----- DATA -----
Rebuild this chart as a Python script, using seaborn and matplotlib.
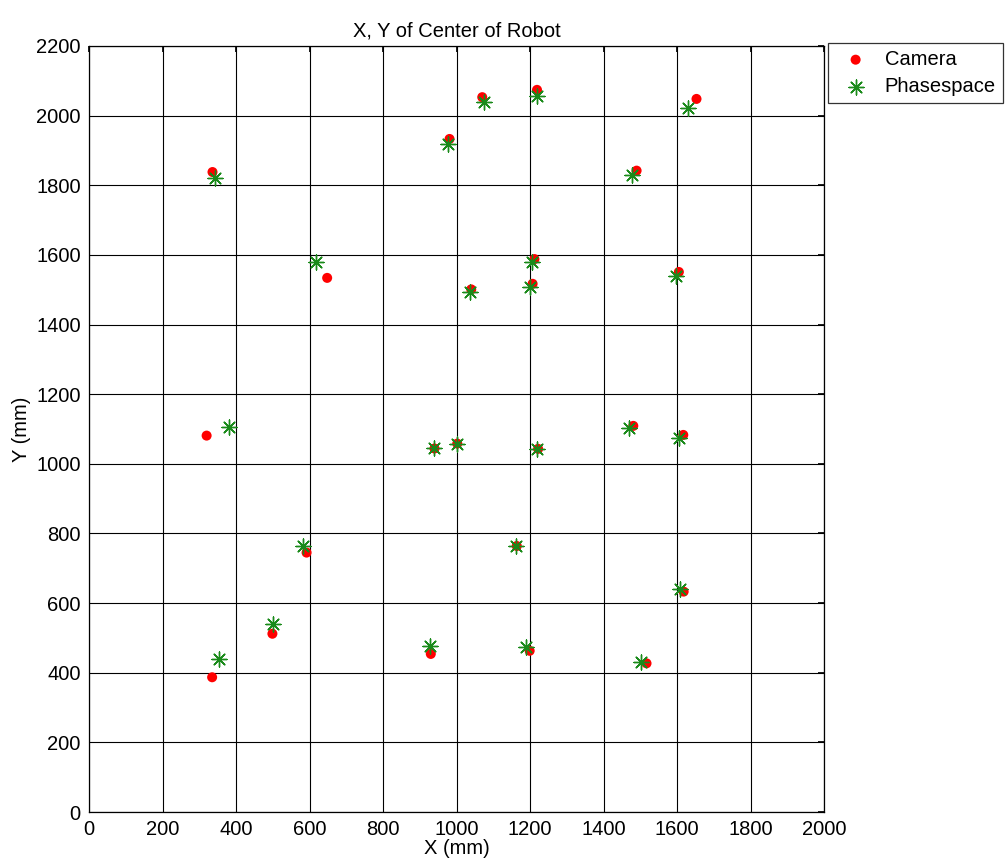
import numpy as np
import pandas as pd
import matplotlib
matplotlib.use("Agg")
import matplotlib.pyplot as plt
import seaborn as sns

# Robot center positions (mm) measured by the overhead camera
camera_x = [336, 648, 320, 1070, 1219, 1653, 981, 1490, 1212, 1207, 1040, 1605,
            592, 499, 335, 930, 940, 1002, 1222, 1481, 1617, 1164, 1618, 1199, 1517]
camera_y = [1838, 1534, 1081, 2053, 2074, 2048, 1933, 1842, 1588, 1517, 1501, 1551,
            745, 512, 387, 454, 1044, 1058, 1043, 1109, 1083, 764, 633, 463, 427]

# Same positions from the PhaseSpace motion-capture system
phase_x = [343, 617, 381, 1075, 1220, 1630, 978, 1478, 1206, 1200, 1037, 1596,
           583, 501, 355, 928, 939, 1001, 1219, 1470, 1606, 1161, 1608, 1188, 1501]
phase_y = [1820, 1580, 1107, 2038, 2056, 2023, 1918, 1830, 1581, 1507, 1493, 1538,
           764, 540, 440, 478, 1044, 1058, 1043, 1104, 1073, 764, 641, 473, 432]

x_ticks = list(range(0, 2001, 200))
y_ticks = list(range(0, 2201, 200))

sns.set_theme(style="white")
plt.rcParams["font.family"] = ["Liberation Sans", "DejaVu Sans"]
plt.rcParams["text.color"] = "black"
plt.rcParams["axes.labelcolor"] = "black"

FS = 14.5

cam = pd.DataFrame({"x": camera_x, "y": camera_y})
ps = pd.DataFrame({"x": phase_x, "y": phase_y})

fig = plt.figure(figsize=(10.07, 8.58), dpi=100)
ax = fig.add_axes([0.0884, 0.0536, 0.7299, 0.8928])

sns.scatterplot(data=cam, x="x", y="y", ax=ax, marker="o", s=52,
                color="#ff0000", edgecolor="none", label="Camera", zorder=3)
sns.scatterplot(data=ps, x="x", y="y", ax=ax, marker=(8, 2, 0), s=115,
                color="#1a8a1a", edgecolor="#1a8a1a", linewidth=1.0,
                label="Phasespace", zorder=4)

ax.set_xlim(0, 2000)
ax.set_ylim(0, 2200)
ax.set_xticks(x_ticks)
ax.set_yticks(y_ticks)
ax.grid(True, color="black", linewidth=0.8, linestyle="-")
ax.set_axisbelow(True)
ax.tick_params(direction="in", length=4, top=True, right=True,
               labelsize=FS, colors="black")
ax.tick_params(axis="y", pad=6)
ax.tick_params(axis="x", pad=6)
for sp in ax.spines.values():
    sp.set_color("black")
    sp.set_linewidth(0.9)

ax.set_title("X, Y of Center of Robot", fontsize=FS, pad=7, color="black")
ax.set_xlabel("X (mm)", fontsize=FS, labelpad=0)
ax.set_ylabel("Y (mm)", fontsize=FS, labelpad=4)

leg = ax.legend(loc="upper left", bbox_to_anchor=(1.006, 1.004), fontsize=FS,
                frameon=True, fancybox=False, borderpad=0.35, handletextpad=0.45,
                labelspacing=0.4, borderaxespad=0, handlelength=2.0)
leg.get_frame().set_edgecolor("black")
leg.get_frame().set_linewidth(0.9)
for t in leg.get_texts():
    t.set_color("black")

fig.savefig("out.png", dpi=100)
-----
*YOUR GOAL*
Restate the material word for word from its first line through the line containing "633, 463, 427]", both included; the pictures do not belong in it.

*TASK ANSWER*
Rebuild this chart as a Python script, using seaborn and matplotlib.
import numpy as np
import pandas as pd
import matplotlib
matplotlib.use("Agg")
import matplotlib.pyplot as plt
import seaborn as sns

# Robot center positions (mm) measured by the overhead camera
camera_x = [336, 648, 320, 1070, 1219, 1653, 981, 1490, 1212, 1207, 1040, 1605,
            592, 499, 335, 930, 940, 1002, 1222, 1481, 1617, 1164, 1618, 1199, 1517]
camera_y = [1838, 1534, 1081, 2053, 2074, 2048, 1933, 1842, 1588, 1517, 1501, 1551,
            745, 512, 387, 454, 1044, 1058, 1043, 1109, 1083, 764, 633, 463, 427]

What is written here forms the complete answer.